Muito além da filantropia
Ao criarem fundações e institutos, empresas ampliam relação com a comunidade, passando de simples mantenedoras a verdadeiras agentes de transformação social.
5 de setembro de 2008
Ao criarem fundações e institutos, empresas ampliam relação com a comunidade, passando de simples mantenedoras a verdadeiras agentes de transformação social.
5 de setembro de 2008
Fonte: Revista Anuário Expressão, 7 de julho de 2008.
Repórter: Andréia Seganfredo
Editoria: Tendências, p. 38 a 42.
FOCO NOS PROJETOS, monitoramento de resultados e promoção do desenvolvimento humano. Essa parece ser a melhor equação para definir o aprendizado de institutos e fundações empresariais com investimentos e iniciativas em prol da sustentabilidade no país. Na última década, a atuação do empresariado no terceiro setor cresceu vertiginosamente. Dados do IPEA (Instituto de Pesquisa Econômica Aplicada) revelam que, em 2004, o investimento social privado (ISP) alcançou a marca de R$ 4,7 bilhões, contando com a participação de 69% das empresas brasileiras. Além disso, a Fasfil (As Fundações Privadas e Associações sem Fins Lucrativos no Brasil), pesquisa que avaliou a expansão do setor no país, mostra que houve um aumento de 157% no número de organizações entre 1995 e 2002, atingindo a cifra de 276 mil nesse último ano. “Diversas empresas vieram a criar institutos ou fundações, não encontrando maiores barreiras para sua implementação”, analisa Clarissa Lins, diretora executiva da Fundação Brasileira para o Desenvolvimento Sustentável (FBDS).

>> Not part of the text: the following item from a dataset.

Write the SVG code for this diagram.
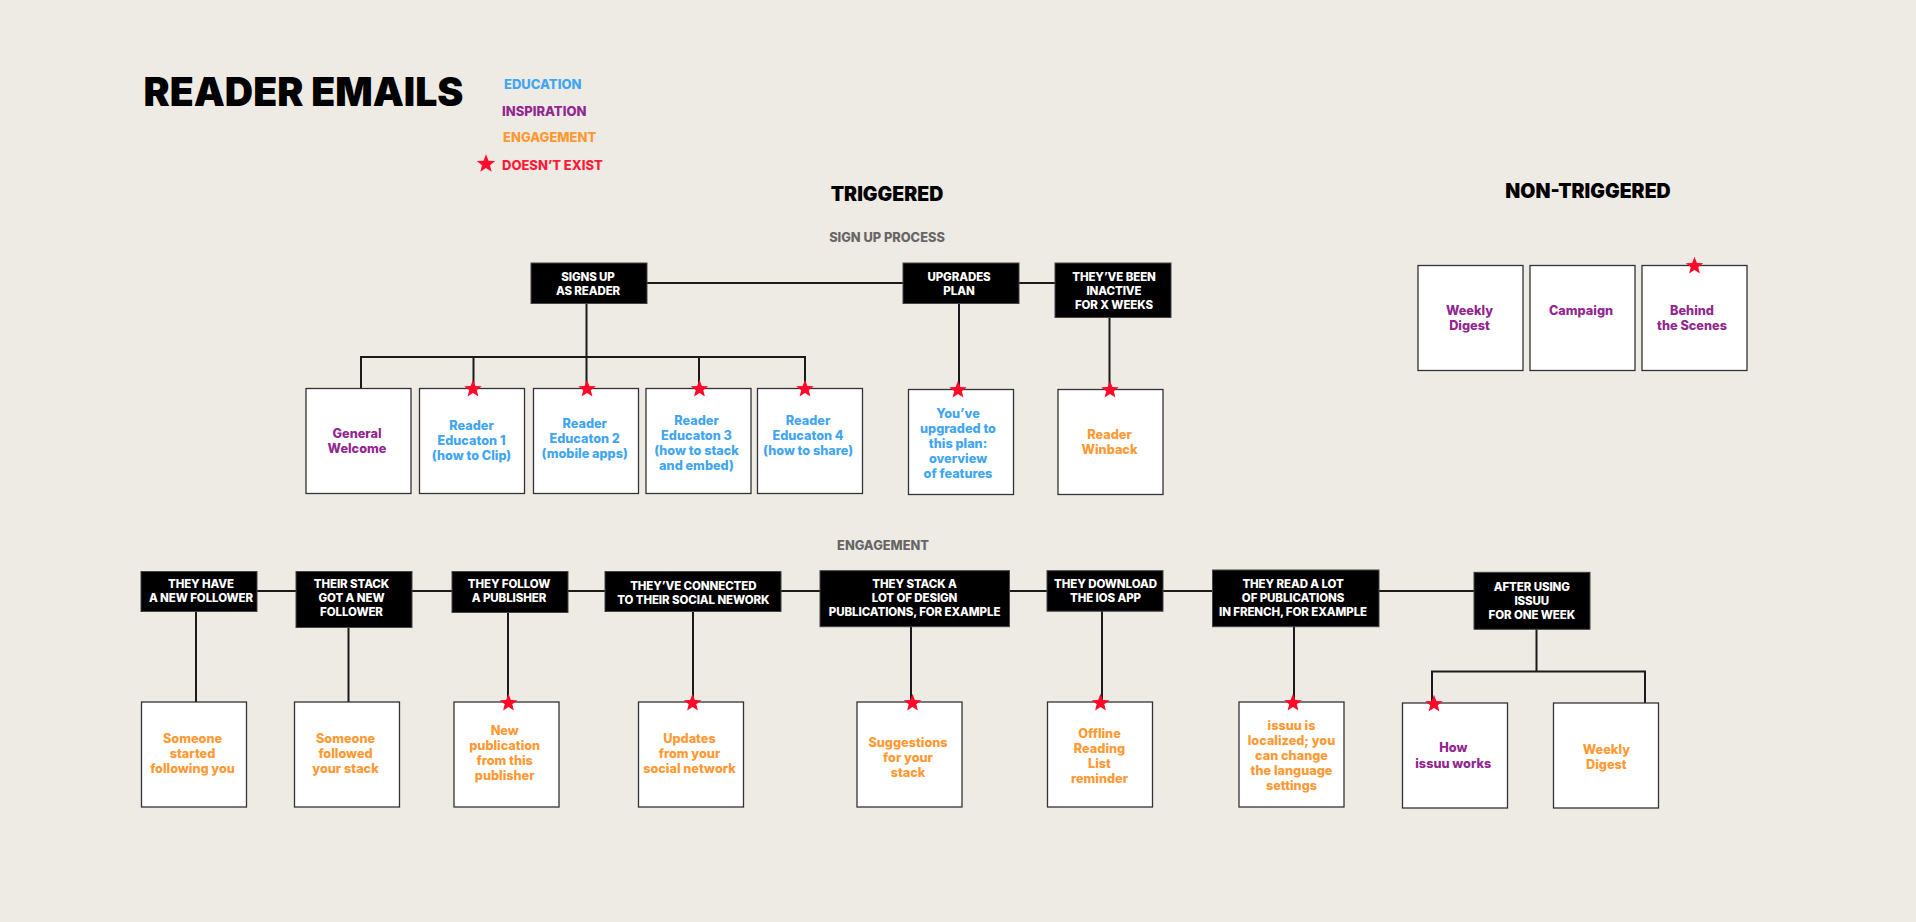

O conceito de investimento social privado surgiu nos Estados Unidos, em meados dos anos 1980 – cerca de 10 anos depois da Conferência de Estocolmo. “Os doadores privados passam a considerar a necessidade de buscar a transformação da sociedade enfrentando as causas que afetam o desenvolvimento humano. E então descobrem que devem buscar fazer bons diagnósticos de situações ou dos problemas socioambientais”, afirma Marcos Kisil, presidente do Instituto para o Desenvolvimento do Investimento Social (IDIS). Segundo ele, até aquele momento a filantropia tradicional tinha forte cunho paternalista, suprindo necessidades básicas, sem alterar a condição social dos beneficiários dos projetos.
Combate às causas
No Brasil, essa evolução também ocorreu nas fundações e institutos mantidos por empresas, que viram modelos bem estruturados no exterior e passaram a ter maior consciência dos problemas e dificuldades do país. “Nas décadas de 80 e 90, ficou evidente a crise de administração do Estado, o que levou a sociedade, o terceiro setor e os empresários a questionarem sua posição e a pensarem como eles poderiam mudar a realidade”, diz Fernando Nogueira, gestor de projetos do Grupo de Institutos, Fundações e Empresas (GIFE), entidade que reúne os principais investidores sociais do país. Segundo Nogueira, hoje as empresas buscam a profissionalização, miram na perspectiva de resultados e de cidadania. “São duas coisas que ocorreram nesse processo: uma transição do assistencialismo para a cidadania, com foco na mudança das pessoas, e uma busca concreta por resultados”, completa.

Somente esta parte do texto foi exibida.